The work in this volume drew from Miles’ previous ten collections and added twenty-one uncollected poems. Her wry, witty, playful, poetic voice frequently mimicked common speech patterns and reflected on the passing moment. Gems like:
"We have the generation which carries something new not far enough
And then the generation which carries it too far,
And then the generation which brings it back again."
An esteemed technical poet who wrote books on both the “vocabulary” and “primary language” of poetry, Miles possessed what Hayden Carruth called “an agile intelligence." She wrote about workers, housewives, regular people, David and Goliath, and celebrated the everyday but not in the conventional sense. Miles didn't approach the real world in the way that other poets from the 1930's did, and was completely immune to the emotional confessional poetry of the 1950’s. Her work has more in common with Wallace Stevens, Theodore Roethke and the dream work of John Berryman. No, Miles was a poet of mind, of intellect, and her work often seems distant by comparison, rendered familiar by the marriage of abstraction to the mundane.
Lawrence R. Smith argues in his essay, “Josephine Miles: Metaphysician of the Irrational,” that Miles while learning from the New Critical readings of the seventeenth-century Metaphysical poets, was in many ways closer to surrealism in much of her work. She used logic to unlock the realm of the subconscious, the imagination, and anticipated the shape of poetry to come after World War II. From “Vacuum”:
"In the new lab down on the waterfront
The tides of moon draw, fibers of the heart
Compress, constrict, till from this metal shape
Flows out a foil as thin and consequent
As moon on water and as moon on wing,
As moon on man the gold foil of his brain."
Josephine Miles, Smith argues, discovered the world of the irrational in the everyday. “Among the everyday things which Josephine Miles celebrates are words, particularly slang words and phrases. This is not because she is trying to understand the people in the street who use these terms, but because she is interested in exploring the sheer joy and power of the words themselves, almost as if they were objects or `images.’ “
But as the turbulence of the 60’s caught up everything in its path, Miles’ work became increasingly more agitated and political. Her poems from the 1967 collection, Kinds of Affection, written between 1962 and 1969, are the darkest, yet the following selections from throughout her oeuvre show that Miles was always wielding a political razor.

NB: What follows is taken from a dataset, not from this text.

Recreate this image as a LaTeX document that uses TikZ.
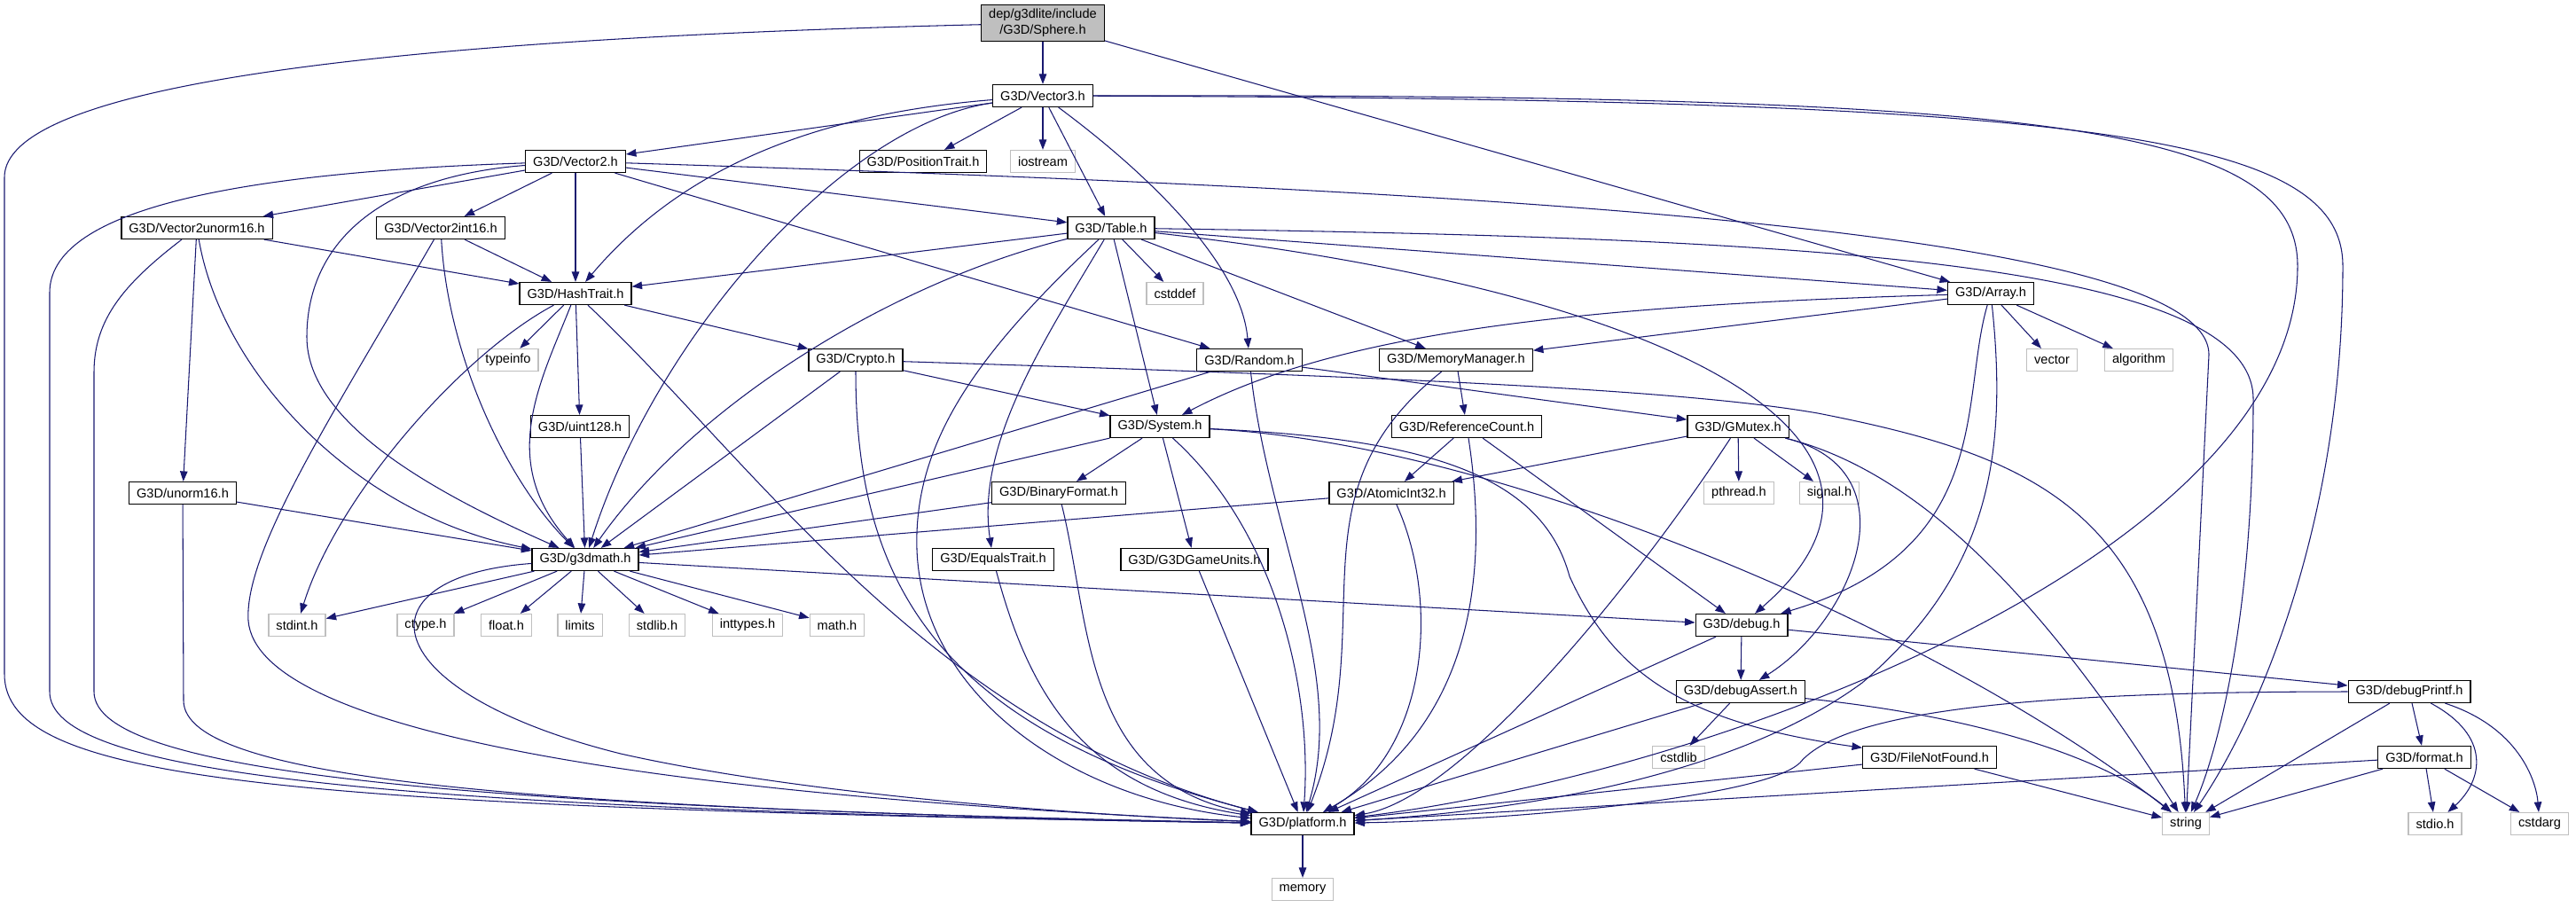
\documentclass[tikz,border=0pt]{standalone}
\usepackage{fontspec}
\setmainfont{Liberation Sans}
\usetikzlibrary{arrows.meta}
\definecolor{edgeblue}{RGB}{25,25,112}
\tikzset{
  header/.style={draw=black, line width=0.35pt, fill=white, inner xsep=0.85mm, inner ysep=0.2mm, minimum height=2.5mm, font=\fontsize{4.15}{5}\selectfont},
  sysheader/.style={header, draw=black!25},
  rootheader/.style={header, fill=black!25, align=center, inner ysep=0.5mm},
  incl/.style={draw=edgeblue, line width=0.3pt, -{Triangle[length=1.15mm,width=0.85mm]}}
}

\begin{document}
\begin{tikzpicture}[x=0.1mm, y=-0.1mm]
	\useasboundingbox (0,0) rectangle (2905,1023);
	\node[rootheader] (sphere) at (1176,26) {dep/g3dlite/include\\/G3D/Sphere.h};
	\node[header] (vector3) at (1176,108) {G3D/Vector3.h};
	\node[header] (vector2) at (649,182) {G3D/Vector2.h};
	\node[header] (positiontrait) at (1041,182) {G3D/PositionTrait.h};
	\node[sysheader] (iostream) at (1176,182) {iostream};
	\node[header] (vector2unorm16) at (222,257) {G3D/Vector2unorm16.h};
	\node[header] (vector2int16) at (497,257) {G3D/Vector2int16.h};
	\node[header] (table) at (1253,257) {G3D/Table.h};
	\node[header] (hashtrait) at (649,331) {G3D/HashTrait.h};
	\node[sysheader] (cstddef) at (1325,331) {cstddef};
	\node[header] (array) at (2245,331) {G3D/Array.h};
	\node[sysheader] (typeinfo) at (573,406) {typeinfo};
	\node[header] (crypto) at (965,406) {G3D/Crypto.h};
	\node[header] (random) at (1409,406) {G3D/Random.h};
	\node[header] (memorymanager) at (1642,406) {G3D/MemoryManager.h};
	\node[sysheader] (vector) at (2314,406) {vector};
	\node[sysheader] (algorithm) at (2412,406) {algorithm};
	\node[header] (uint128) at (654,481) {G3D/uint128.h};
	\node[header] (system) at (1308,481) {G3D/System.h};
	\node[header] (referencecount) at (1654,481) {G3D/ReferenceCount.h};
	\node[header] (gmutex) at (1960,481) {G3D/GMutex.h};
	\node[header] (unorm16) at (206,556) {G3D/unorm16.h};
	\node[header] (binaryformat) at (1194,556) {G3D/BinaryFormat.h};
	\node[header] (atomicint32) at (1569,556) {G3D/AtomicInt32.h};
	\node[sysheader] (pthread) at (1961,556) {pthread.h};
	\node[sysheader] (signal) at (2063,556) {signal.h};
	\node[header] (g3dmath) at (660,631) {G3D/g3dmath.h};
	\node[header] (equalstrait) at (1120,631) {G3D/EqualsTrait.h};
	\node[header] (g3dgameunits) at (1347,631) {G3D/G3DGameUnits.h};
	\node[sysheader] (stdint) at (335,705) {stdint.h};
	\node[sysheader] (ctype) at (480,705) {ctype.h};
	\node[sysheader] (float) at (571,705) {float.h};
	\node[sysheader] (limits) at (654,705) {limits};
	\node[sysheader] (stdlib) at (741,705) {stdlib.h};
	\node[sysheader] (inttypes) at (843,705) {inttypes.h};
	\node[sysheader] (math) at (944,705) {math.h};
	\node[header] (debug) at (1964,705) {G3D/debug.h};
	\node[header] (debugassert) at (1963,780) {G3D/debugAssert.h};
	\node[header] (debugprintf) at (2717,780) {G3D/debugPrintf.h};
	\node[sysheader] (cstdlib) at (1893,854) {cstdlib};
	\node[header] (filenotfound) at (2176,854) {G3D/FileNotFound.h};
	\node[header] (format) at (2734,854) {G3D/format.h};
	\node[header] (platform) at (1469,929) {G3D/platform.h};
	\node[sysheader] (string) at (2465,929) {string};
	\node[sysheader] (stdio) at (2746,929) {stdio.h};
	\node[sysheader] (cstdarg) at (2864,929) {cstdarg};
	\node[sysheader] (memory) at (1469,1003) {memory};

	\draw[incl] (sphere) -- (vector3);
	\draw[incl] (sphere) -- (array);
	\draw[incl] (sphere) .. controls (400,45) and (5,100) .. (5,200) -- (5,760) .. controls (5,880) and (300,910) .. (platform);
	\draw[incl] (vector3) -- (vector2);
	\draw[incl] (vector3) -- (positiontrait);
	\draw[incl] (vector3) -- (iostream);
	\draw[incl] (vector3) -- (table);
	\draw[incl] (vector3) .. controls (1300,200) and (1400,300) .. (random);
	\draw[incl] (vector3) .. controls (900,130) and (760,200) .. (hashtrait);
	\draw[incl] (vector3) .. controls (950,140) and (740,380) .. (g3dmath);
	\draw[incl] (vector3) .. controls (2300,106) and (2591,140) .. (2591,300) .. controls (2591,620) and (1950,870) .. (platform);
	\draw[incl] (vector3) .. controls (2350,112) and (2642,150) .. (2642,300) .. controls (2642,600) and (2540,820) .. (string);
	\draw[incl] (vector2) -- (vector2unorm16);
	\draw[incl] (vector2) -- (vector2int16);
	\draw[incl] (vector2) -- (hashtrait);
	\draw[incl] (vector2) -- (table);
	\draw[incl] (vector2) -- (random);
	\draw[incl] (vector2) .. controls (420,200) and (346,280) .. (346,380) .. controls (346,480) and (500,560) .. (g3dmath);
	\draw[incl] (vector2) .. controls (250,195) and (56,240) .. (56,330) -- (56,780) .. controls (56,870) and (400,912) .. (platform);
	\draw[incl] (vector2) .. controls (1700,215) and (2491,260) .. (2491,400) -- (string);
	\draw[incl] (vector2unorm16) -- (hashtrait);
	\draw[incl] (vector2unorm16) -- (unorm16);
	\draw[incl] (vector2unorm16) .. controls (250,420) and (400,580) .. (g3dmath);
	\draw[incl] (vector2unorm16) .. controls (140,320) and (106,360) .. (106,420) -- (106,780) .. controls (106,870) and (500,910) .. (platform);
	\draw[incl] (vector2int16) -- (hashtrait);
	\draw[incl] (vector2int16) .. controls (505,400) and (570,540) .. (g3dmath);
	\draw[incl] (vector2int16) .. controls (380,460) and (275,620) .. (280,700) .. controls (290,820) and (700,895) .. (platform);
	\draw[incl] (table) -- (hashtrait);
	\draw[incl] (table) -- (cstddef);
	\draw[incl] (table) -- (array);
	\draw[incl] (table) -- (memorymanager);
	\draw[incl] (table) -- (system);
	\draw[incl] (table) .. controls (1180,380) and (1100,500) .. (equalstrait);
	\draw[incl] (table) .. controls (1000,320) and (780,460) .. (g3dmath);
	\draw[incl] (table) .. controls (1100,400) and (1030,500) .. (1034,620) .. controls (1040,780) and (1200,900) .. (platform);
	\draw[incl] (table) .. controls (1900,330) and (2200,500) .. (debug);
	\draw[incl] (table) .. controls (2000,268) and (2541,290) .. (2541,450) .. controls (2541,700) and (2500,850) .. (string);
	\draw[incl] (array) -- (vector);
	\draw[incl] (array) -- (algorithm);
	\draw[incl] (array) -- (memorymanager);
	\draw[incl] (array) .. controls (1750,345) and (1500,380) .. (system);
	\draw[incl] (array) .. controls (2210,450) and (2250,620) .. (debug);
	\draw[incl] (array) .. controls (2265,520) and (2240,650) .. (2100,770) .. controls (1950,880) and (1700,915) .. (platform);
	\draw[incl] (hashtrait) -- (typeinfo);
	\draw[incl] (hashtrait) -- (crypto);
	\draw[incl] (hashtrait) -- (uint128);
	\draw[incl] (hashtrait) .. controls (610,430) and (560,520) .. (g3dmath);
	\draw[incl] (hashtrait) .. controls (520,400) and (380,560) .. (stdint);
	\draw[incl] (hashtrait) .. controls (850,520) and (1050,820) .. (platform);
	\draw[incl] (crypto) -- (system);
	\draw[incl] (crypto) -- (g3dmath);
	\draw[incl] (crypto) .. controls (965,650) and (1050,820) .. (platform);
	\draw[incl] (crypto) .. controls (1600,426) and (1900,440) .. (2050,466) .. controls (2300,515) and (2450,580) .. (string);
	\draw[incl] (random) -- (g3dmath);
	\draw[incl] (random) -- (gmutex);
	\draw[incl] (random) .. controls (1430,600) and (1520,760) .. (platform);
	\draw[incl] (memorymanager) -- (referencecount);
	\draw[incl] (memorymanager) .. controls (1450,560) and (1560,700) .. (platform);
	\draw[incl] (system) -- (binaryformat);
	\draw[incl] (system) -- (g3dgameunits);
	\draw[incl] (system) -- (g3dmath);
	\draw[incl] (system) .. controls (1440,600) and (1480,780) .. (platform);
	\draw[incl] (system) .. controls (1620,495) and (1740,540) .. (1770,650) .. controls (1820,760) and (1900,815) .. (filenotfound);
	\draw[incl] (system) .. controls (1700,500) and (2200,720) .. (string);
	\draw[incl] (referencecount) -- (atomicint32);
	\draw[incl] (referencecount) -- (debug);
	\draw[incl] (referencecount) .. controls (1680,650) and (1660,820) .. (platform);
	\draw[incl] (gmutex) -- (atomicint32);
	\draw[incl] (gmutex) -- (pthread);
	\draw[incl] (gmutex) -- (signal);
	\draw[incl] (gmutex) .. controls (2160,530) and (2090,700) .. (debugassert);
	\draw[incl] (gmutex) .. controls (2200,540) and (2350,750) .. (string);
	\draw[incl] (gmutex) .. controls (1850,650) and (1650,900) .. (platform);
	\draw[incl] (atomicint32) -- (g3dmath);
	\draw[incl] (atomicint32) .. controls (1625,680) and (1610,850) .. (platform);
	\draw[incl] (binaryformat) -- (g3dmath);
	\draw[incl] (binaryformat) .. controls (1230,700) and (1220,880) .. (platform);
	\draw[incl] (equalstrait) .. controls (1160,780) and (1220,890) .. (platform);
	\draw[incl] (g3dgameunits) -- (platform);
	\draw[incl] (uint128) -- (g3dmath);
	\draw[incl] (unorm16) -- (g3dmath);
	\draw[incl] (unorm16) -- (207,790) .. controls (207,880) and (600,912) .. (platform);
	\draw[incl] (g3dmath) -- (stdint);
	\draw[incl] (g3dmath) -- (ctype);
	\draw[incl] (g3dmath) -- (float);
	\draw[incl] (g3dmath) -- (limits);
	\draw[incl] (g3dmath) -- (stdlib);
	\draw[incl] (g3dmath) -- (inttypes);
	\draw[incl] (g3dmath) -- (math);
	\draw[incl] (g3dmath) -- (debug);
	\draw[incl] (g3dmath) .. controls (400,650) and (420,780) .. (700,850) .. controls (900,895) and (1200,918) .. (platform);
	\draw[incl] (debug) -- (debugassert);
	\draw[incl] (debug) -- (debugprintf);
	\draw[incl] (debug) -- (platform);
	\draw[incl] (debugassert) -- (cstdlib);
	\draw[incl] (debugassert) -- (platform);
	\draw[incl] (debugassert) .. controls (2250,810) and (2380,860) .. (string);
	\draw[incl] (debugprintf) -- (format);
	\draw[incl] (debugprintf) -- (string);
	\draw[incl] (debugprintf) .. controls (2810,830) and (2800,880) .. (stdio);
	\draw[incl] (debugprintf) .. controls (2840,820) and (2860,880) .. (cstdarg);
	\draw[incl] (debugprintf) .. controls (2300,780) and (2080,800) .. (2030,860) .. controls (1990,900) and (1700,925) .. (platform);
	\draw[incl] (format) -- (stdio);
	\draw[incl] (format) -- (cstdarg);
	\draw[incl] (format) -- (string);
	\draw[incl] (format) -- (platform);
	\draw[incl] (filenotfound) -- (string);
	\draw[incl] (filenotfound) -- (platform);
	\draw[incl] (platform) -- (memory);
\end{tikzpicture}
\end{document}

Strontium 90 is slowly falling out
From the great heights of the Stratosphere,
On leaves, on housetops, on ourselves
When we stand out under the open sky,
It settles down
In the grass which cows mull into their milk,
Which children gulp into their skeletons.
How much of the stuff is now in the skies?
A good deal is up there.
It drifts and settles out,
Half of it in about twenty-four years.
In my wristbone turns up Strontium 90 a-crumble
In your set jaw, its lag.
The mortal dust we have knelt in the dust to
Rises at the horizon, so that we move
Drawing out of the mire and blowing
Clouds of the mire ahead of us as we go.
The largest stock of armaments allows me
A reason not to kill.
Defense Department docs the blasting for me
As soundly as I will.
Indeed, can cover a much wider area
Than I will ever score
With a single sent me on approval
From a Sears Roebuck store.
Only the psycho, meaning sick in spirit,
Would aim his personal shot
At anybody; he is sick in spirit
As I am not.
Restraining Harlem Cosmetic Co.”
They say La Jac Brite Pink Skin Bleach avails not,
They say its Orange Beauty Glow does not glow,
Nor the face grow five shades lighter nor the heart
Five shades lighter. They say no.
They deny good luck, love, power, romance, and inspiration
From La Jac Brite ointment and incense of all kinds,
And condemn in writing skin brightening and whitening
And whitening of minds.
There is upon the Federal Trade Commission a burden of glory
So to defend the fact, so to impel
The plucking of hope from the hand, honor from the complexion,
Sprite from the spell.
In a review, Gwendolyn Brooks said, “This is not poetry to be used for lullaby purposes. Eye and ear must stand awake, or much of the beauty and intellectual significance will remain on the page.”
Miles died too young of pneumonia just two years after this book was originally published. She is remembered today by several literary awards given in her name, including the Josephine Miles Literary Censorship Award. I can think of no better way to remember the spirit of a woman who championed the work of Allen Ginsberg, insuring his initial book publication.